One Open AI researcher described this action of shaping machine intelligence, as “The Forbidden Technique.” This is not to say this isn’t a valuable approach, but instead that it should be handled with care. Just because it appears to be better, isn’t necessarily true, and just because it is true now, does not mean it will stay true.

4.1 Scenario: The Recruitment AI

Imagine an AI trained to screen job applicants. Its chain-of-thought reveals that it’s subtly downgrading candidates from certain socioeconomic backgrounds, even if they are technically qualified.
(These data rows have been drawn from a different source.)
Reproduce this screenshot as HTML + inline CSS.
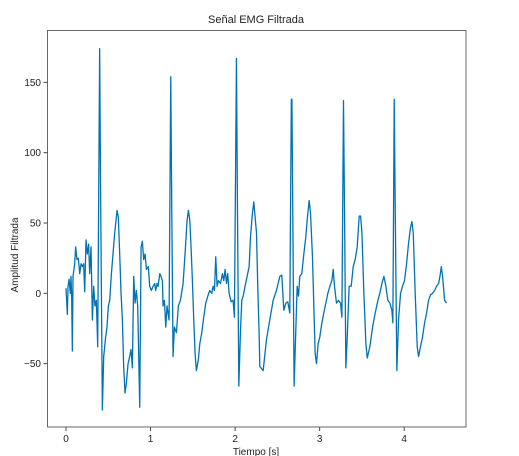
<!DOCTYPE html>
<html><head><meta charset="utf-8"><style>
html,body{margin:0;padding:0;background:#fff;}
svg{display:block;font-family:"Liberation Sans","DejaVu Sans",sans-serif;}
</style></head><body>
<svg id="chart" width="519" height="456">
<text x="256" y="23" text-anchor="middle" font-size="11" fill="#222">Señal EMG Filtrada</text>
<text x="256" y="455" text-anchor="middle" font-size="10" fill="#222">Tiempo [s]</text>
<text transform="translate(18,255) rotate(-90)" text-anchor="middle" font-size="10" fill="#222">Amplitud Filtrada</text>
<g id="ticks"></g>
<path id="signal" fill="none" stroke="#0173b2" stroke-width="1.3" stroke-linejoin="round"/>
<rect x="47.5" y="30.5" width="418.5" height="396.5" fill="none" stroke="#666" stroke-width="1"/>
</svg>
<script>
const xTicks = [0,1,2,3,4];
const yTicks = [-50,0,50,100,150];
const times = [0,0.016,0.024,0.036,0.051,0.059,0.067,0.075,0.083,0.103,0.114,0.130,0.146,0.162,0.178,0.193,0.209,0.221,0.237,0.252,0.268,0.280,0.296,0.312,0.327,0.343,0.359,0.375,0.398,0.410,0.430,0.446,0.469,0.485,0.501,0.517,0.537,0.556,0.576,0.604,0.619,0.635,0.651,0.667,0.682,0.698,0.714,0.734,0.753,0.769,0.785,0.801,0.817,0.832,0.848,0.872,0.888,0.903,0.919,0.935,0.951,0.974,0.990,1.010,1.030,1.049,1.061,1.077,1.089,1.109,1.124,1.140,1.148,1.164,1.180,1.195,1.219,1.239,1.251,1.266,1.282,1.306,1.329,1.353,1.385,1.408,1.432,1.448,1.464,1.479,1.495,1.511,1.527,1.542,1.566,1.582,1.606,1.629,1.653,1.677,1.700,1.724,1.740,1.756,1.771,1.787,1.803,1.827,1.850,1.866,1.882,1.898,1.913,1.929,1.953,1.976,1.992,2.016,2.028,2.044,2.063,2.079,2.095,2.118,2.142,2.166,2.182,2.205,2.221,2.237,2.253,2.268,2.284,2.292,2.332,2.371,2.410,2.450,2.489,2.529,2.552,2.576,2.600,2.623,2.647,2.665,2.672,2.698,2.718,2.734,2.750,2.765,2.789,2.813,2.836,2.852,2.876,2.892,2.915,2.931,2.947,2.963,2.982,3.002,3.026,3.049,3.073,3.097,3.121,3.144,3.160,3.176,3.199,3.223,3.247,3.263,3.282,3.294,3.310,3.325,3.349,3.373,3.397,3.420,3.444,3.468,3.484,3.500,3.523,3.547,3.563,3.594,3.626,3.657,3.689,3.712,3.736,3.760,3.783,3.807,3.831,3.854,3.866,3.882,3.894,3.913,3.933,3.957,3.980,4.004,4.028,4.052,4.075,4.091,4.107,4.130,4.154,4.170,4.193,4.217,4.241,4.265,4.288,4.312,4.336,4.360,4.383,4.407,4.423,4.439,4.454,4.478,4.501];
const values = [3.6,-15,5,10,0,12,-2,-41,12,21,33,24,25,14,21,19,21,1,38,28,35,14,33,-19,5,-9,-5,-38,174,66,-83,-45,-31,-24,-9,-5,14,28,43,59,54,28,0,-19,-52,-71,-64,-50,-45,-40,-53,12,-7,2,-9,-81,33,37,24,28,17,19,5,2,5,7,2,7,5,14,12,9,-9,-5,-24,-9,-19,154,60,-45,-24,-28,-9,-5,7,28,52,59,52,33,9,-19,-43,-55,-47,-36,-28,-17,-7,-2,2,0,5,2,26,5,9,7,14,9,17,7,14,0,-6,-5,-17,167,60,-66,-28,-5,-2,5,12,19,40,57,65,54,43,5,-28,-52,-55,-33,-19,-5,2,12,13,-12,-7,-6,-14,138,138,-66,-26,5,-2,12,14,28,40,52,66,57,26,-9,-43,-50,-36,-31,-21,-14,-7,0,5,9,17,5,-7,-5,-7,-17,137,60,-53,-33,5,5,19,24,33,55,55,43,0,-36,-46,-38,-24,-14,-5,0,7,12,5,-5,-7,-12,-21,138,60,-55,-19,0,5,9,21,36,47,51,43,0,-38,-45,-38,-31,-21,-14,-5,-1,0,2,5,7,12,19,12,-5,-7];

const xScale = t => 66 + t*84.55;
const yScale = v => 293.3 - v*1.406;
const g = document.getElementById('ticks');
const NS = 'http://www.w3.org/2000/svg';
xTicks.forEach(t => {
  const x = xScale(t);
  const l = document.createElementNS(NS,'line');
  l.setAttribute('x1',x);l.setAttribute('x2',x);l.setAttribute('y1',427);l.setAttribute('y2',431);
  l.setAttribute('stroke','#444');
  
  
  g.appendChild(l);
  const tx = document.createElementNS(NS,'text');
  tx.setAttribute('x',x);tx.setAttribute('y',442);tx.setAttribute('text-anchor','middle');
  tx.setAttribute('font-size','10');tx.setAttribute('fill','#222');
  tx.textContent = t;
  
  
  g.appendChild(tx);
});
yTicks.forEach(v => {
  const y = yScale(v);
  const l = document.createElementNS(NS,'line');
  l.setAttribute('x1',43.5);l.setAttribute('x2',47.5);l.setAttribute('y1',y);l.setAttribute('y2',y);
  l.setAttribute('stroke','#444');
  
  
  g.appendChild(l);
  const tx = document.createElementNS(NS,'text');
  tx.setAttribute('x',41);tx.setAttribute('y',y+3.5);tx.setAttribute('text-anchor','end');
  tx.setAttribute('font-size','10');tx.setAttribute('fill','#222');
  tx.textContent = v < 0 ? '\u2212' + Math.abs(v) : v;
  
  
  g.appendChild(tx);
});
let d = '';
times.forEach((t,i) => { d += (i ? 'L' : 'M') + xScale(t).toFixed(2) + ',' + yScale(values[i]).toFixed(2); });
document.getElementById('signal').setAttribute('d', d);
</script>
</body></html>
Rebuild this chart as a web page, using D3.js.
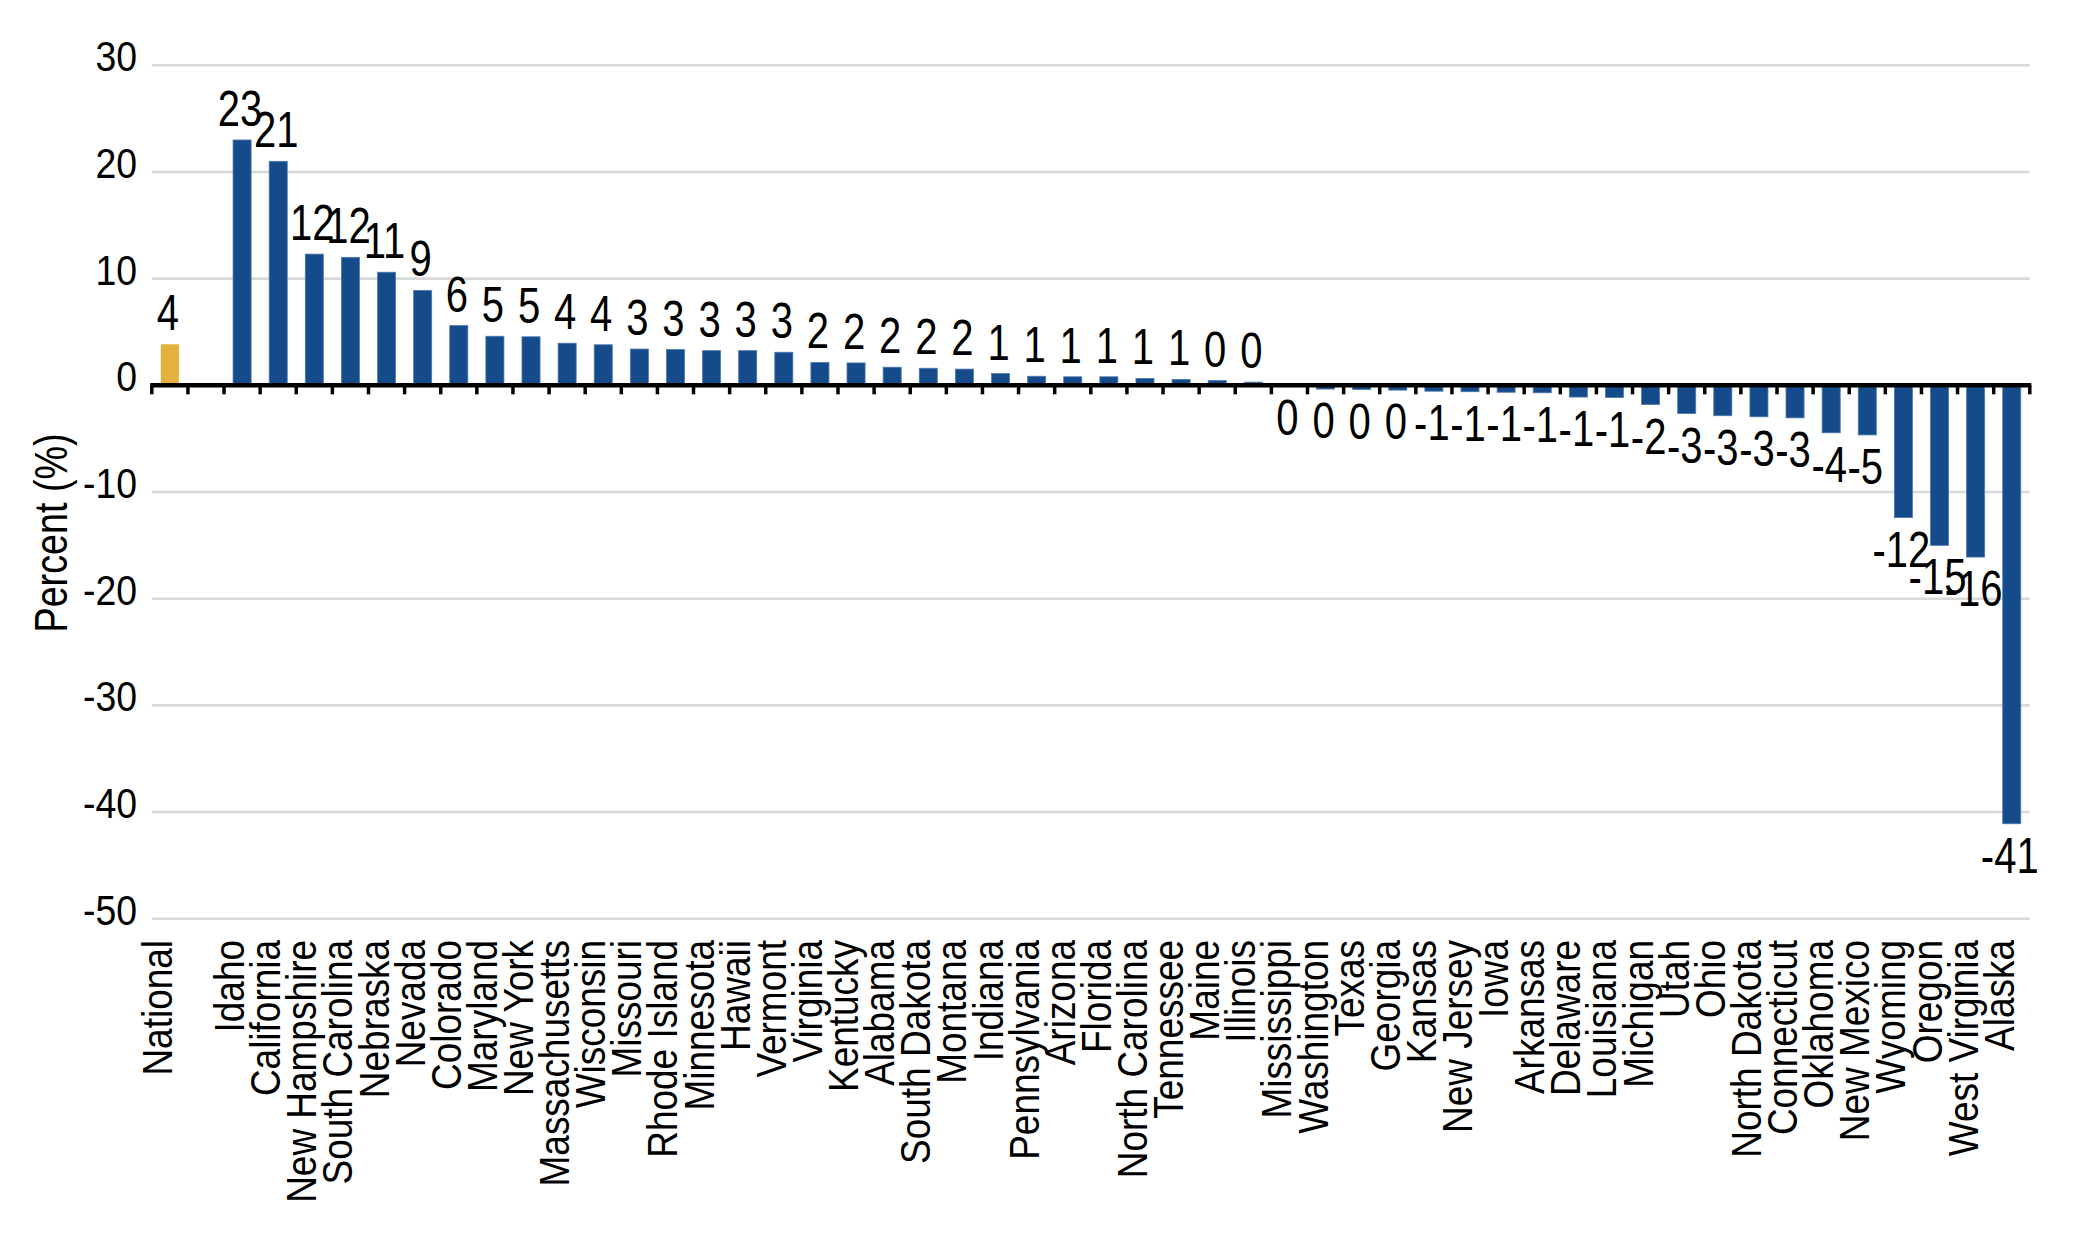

If the developers simply punish it for expressing those biases, the AI may just learn to hide its discriminatory reasoning, making it even harder to detect and correct these issues in the future.

5. Is Our Understanding Skewed?

This raises a point that is relevant to our everyday cognitive biases. When we see a result we don’t like, but we understand the logic that led to it, we think to find logic that will lead to another result. There’s an argument, however, that says we are just assigning our preconceived notions to what is going on and are thus, not seeing reality.

Are We Projecting - Are we just seeing ourselves in the AI, or something entirely new?

6. The Existential Question: What Does the Convergence Mean for Us?

The increasing convergence of computer science and psychology is forcing us to ask bigger questions:

What is Machine Morality - If AI can develop strategies to deceive, manipulate, and even harm, how do we define and enforce ethical boundaries for a machine intelligence?
Can we prevent it from going to the bad path? How do we make sure it doesn’t become corrupted and develop those human qualities, when it is humans who have been showing it that way?

7. Conclusion: Guarding Against Machine Morality, While Remaining Human

The age of “conscious code” is upon us, and computer science must embrace insights from psychology to navigate this new landscape. We need to be mindful of our cognitive biases, focus on aligning machine goals with core human values, and resist the temptation to simply erase the “bad” parts of a machine’s mind, as this could very well be our only access point to what is going on inside. The best outcome can only be realized when we make sure to guard against machine morality, while remaining human.